The final virtue of a talk radio primary debate would be clarifying what these talk radio guys are all about. No one really knows whether Rush Limbaugh is more extreme, more partisan, or more greedy; does he care more about the Tea Party, the Republican Party or making money? Unless he’s *really* crazy, he’d have to know that talking the way that he normally did would hurt the party in the general election. If he toned it down, we’d learn that Rush was a more loyal party operative than he seems. If he didn’t, we’d learn he’s either a true-believer or deeply, deeply venal. That’s information Priebus would probably want to know as well, seeing as how he only wants debate hosts who are “actually interested in the future of the Republican Party and our nominees.”

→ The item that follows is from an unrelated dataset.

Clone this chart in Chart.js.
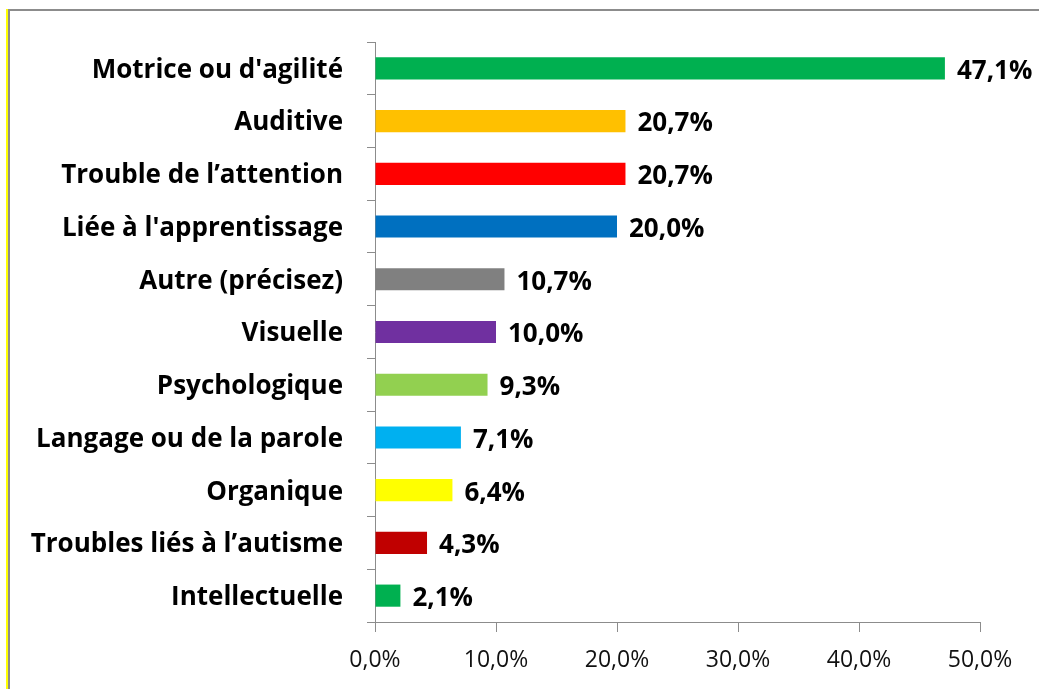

But wouldn’t this drive the candidate who could become President too far to the right, potentially doing real harm to the country? Probably not. Whatever candidate made it through would still have to appeal to the general electorate, which is moving further and further left. Any candidate that hoped to have a prayer in the general, absent a 2016 economic collapse, would have to tack hard to the center. Plus, it’s not like what candidates say in a primary debate forces their hand once elected. Remember, Primary Obama opposed the individual mandate.
So bring on Limbaugh, Hannity, and Levin. Heck, throw in Palin and Beck too. They’d make for the first Republican primary debates in recent memory where we learned something.